Japan’s geopolitical positioning also emphasizes potential role as a bridge between various global factions, leveraging its unique historical and geopolitical stance. Notably, Japan’s Minister for Digital Transformation, Kono Taro, emphasized Japan’s potential to mediate in the Middle East due to its non-colonial history and religious neutrality in the region, setting it apart from European powers​​. Additionally, in Southeast Asia, Japan is positioned as a counterbalance to China, leveraging its economic, diplomatic, and technological strengths. Japan’s engagement in the region is characterized by strong ties with economically significant nations, offering an alternative to China’s influence. This includes promoting intra-regional business networks, advocating for regional issues diplomatically, and providing technological support to enhance maritime domain awareness​​.

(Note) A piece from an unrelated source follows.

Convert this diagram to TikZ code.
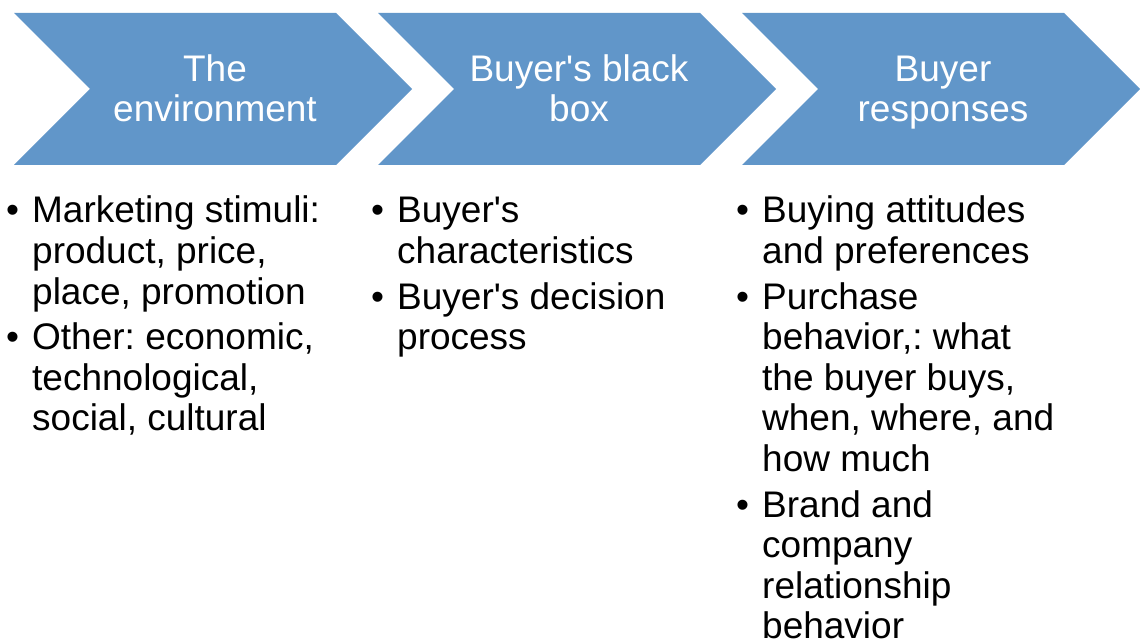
\documentclass[tikz,border=0pt]{standalone}
\usepackage{fontspec}
\setmainfont{Liberation Sans}
\frenchspacing
\definecolor{chevronblue}{RGB}{97,150,201}
\newcommand{\bitem}[1]{\par\hangindent=26pt\hangafter=1\noindent\makebox[26pt][l]{\textbullet}#1}
\newcommand{\bulletlist}[1]{\parbox[t]{360pt}{\fontsize{37}{40.6}\selectfont
  \setlength{\parskip}{5pt}\raggedright#1}}
\begin{document}
\begin{tikzpicture}
[x=1pt,y=-1pt,
 chevrondecorate/.style={fill=chevronblue,draw=none},%
 headdecorate/.style={text=white,align=center,inner sep=0pt,font=\fontsize{37}{40}\selectfont},%
 listdecorate/.style={anchor=base west,inner sep=0pt}]
\useasboundingbox (0,0) rectangle (1140,644);
%% chevrons with their titles
\foreach \nodename/\x/\headtext in {Environment/14/{The\\environment},
 Blackbox/378/{Buyer\textquotesingle s black\\box}, Responses/742/{Buyer\\responses}}
{
  \fill[chevrondecorate] (\x,13) -- ++(322,0) -- ++(76,76) -- ++(-76,76)
    -- ++(-322,0) -- ++(76,-76) -- cycle;
  \node (\nodename) at (\x+201,94) [headdecorate] {\strut\headtext\strut};
}
%% bullet lists under the chevrons
\foreach \nodename/\x/\listtext in {
 EnvironmentList/6/{\bitem{Marketing stimuli:\newline product, price,\newline place, promotion}%
   \bitem{Other: economic,\newline technological,\newline social, cultural}},
 BlackboxList/371/{\bitem{Buyer\textquotesingle s\newline characteristics}%
   \bitem{Buyer\textquotesingle s decision\newline process}},
 ResponsesList/736/{\bitem{Buying attitudes\newline and preferences}%
   \bitem{Purchase\newline behavior,: what\newline the buyer buys,\newline when, where, and\newline how much}%
   \bitem{Brand and\newline company\newline relationship\newline behavior}}}
{
  \node (\nodename) at (\x,223) [listdecorate] {\bulletlist{\listtext}};
}
\end{tikzpicture}
\end{document}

Furthermore, a significant transformation is underway in Japan’s defence posture, signalling a more assertive return to the geopolitical arena. This shift is highlighted by Japan’s strategic realignment and increased defence spending, aiming for a more robust and forward-leaning stance. This strategic pivot was evident with the release of new national security documents and a defence build-up plan, signifying a departure from its post-1945 security posture. In this matter, Japan and the U.S. have both adopted record-breaking defence budgets for 2024, intensifying geopolitical dynamics, particularly in relation to China, with Japan’s defence budget seeing a notable 16% increase, and the U.S. authorizing $886bn in annual military expenditure, signalling their commitment to regional security and stability.


In a bold move, activist investor Elliott Management is now focusing on Mitsui Fudosan, Japan’s largest property group. Elliott’s primary demand revolves around urging Mitsui Fudosan to launch a substantial $6.8bn share buyback program, boosting the firm’s ROE, and increasing its EPS, potentially leading to a higher share price; While some investors view the share buyback positively, others argue that Japan’s emphasis on share buybacks is misguided, especially as the country lags in R&D and innovation. Additionally, Elliott is also advocating for Mitsui Fudosan to divest its $3.6bn stake in Oriental Land, the company behind Tokyo Disneyland and Tokyo DisneySea.

Amidst the already uncertain result of similar moves, the current Japan’s economic environment itself is uncertain; Despite recent economic setbacks, economists anticipate a rebound marking a potential turning point in Japan’s battle against deflation; Concurrently, foreign interest in Japanese stocks has surged, fuelled by high-profile endorsements and positive market sentiment, while domestic investors are expected to be further enticed by the expanded NISA program.